See, emp.id = manager.manager_id . Thus, emp.employee as NAME is giving rows of Ola from first table & manager.employee as MANAGER is giving rows of Ahmed & Tove from the second table.

Now Second case: Lets try this to understand the difference:

SELECT emp.*, manager.* FROM employee as emp, employee as manager WHERE manager.id = emp.manager_id

+-----+---------------+------------+-----+---------------+------------+
| id  | employee      | manager_id | id  | employee      | manager_id |
+-----+---------------+------------+-----+---------------+------------+
| 2   | Ahmed         |    1       | 1   | Ola           |   NULL     |  
| 3   | Tove          |    1       | 1   | Ola           |   NULL     |
+----------+----------+------------+----------+----------+------------+

See, manager.id = emp.manager_id . Thus, emp.employee as NAME is giving rows of Ahmed & Tove from first table & manager.employee as MANAGER is giving rows of Ola from the second table.

Upvotes: 2

Beel
Beel

Reputation: 1030

For each row, manager_id refers to the employee's manager. This is described by your second query. Here you match emp.manager_id to the employee in the joined table. The asserts that the relationship exists because of the id column -- in other words, Ola's manager is anyone with a manager_id of 1. In this case, both Ahmed and Tove have a manager_id of 1, so they both match. HTH.

Upvotes: 1

Mihai
Mihai

Reputation: 26784

manager.employee will give you the correct name only if you JOIN on manager.id which only happens in the second query.

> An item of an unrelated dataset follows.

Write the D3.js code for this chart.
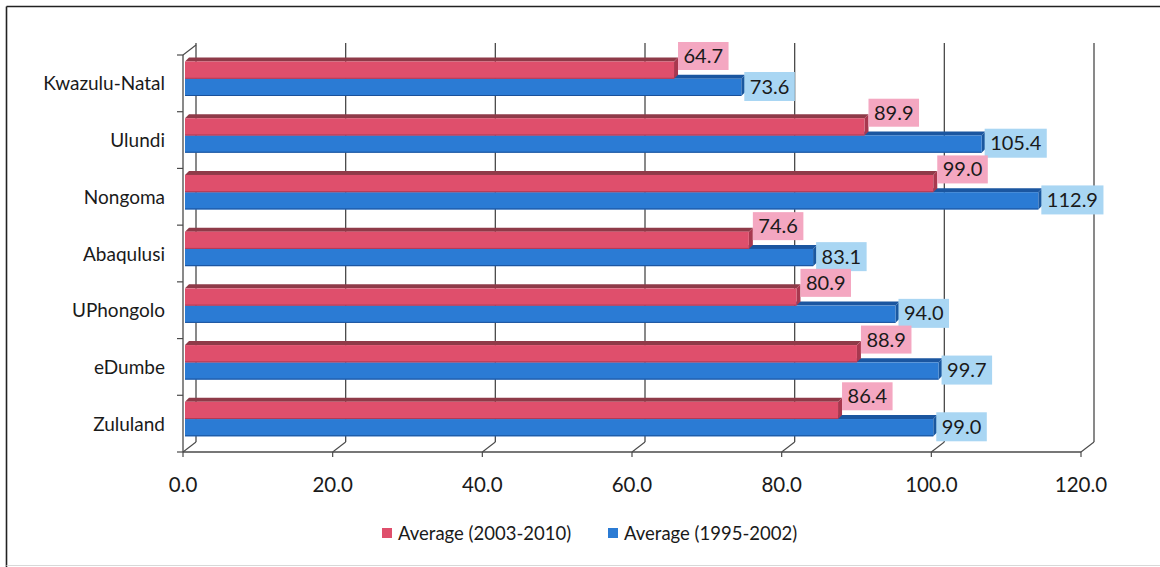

The alias of the table which uses id in the ON condition MUST be the same which uses employee column,so manager.id->manager.employee.

Upvotes: 1

Odin
Odin

Reputation: 3358

Writing WHERE emp.id = manager.manager_id does not make much sense, because manager (or the row you want to display as a manager) does NOT have a manager_id. I.e you must start with emp.manager_id because you want to list employees and to each manager_id of that employee you want to list the corresponding manager.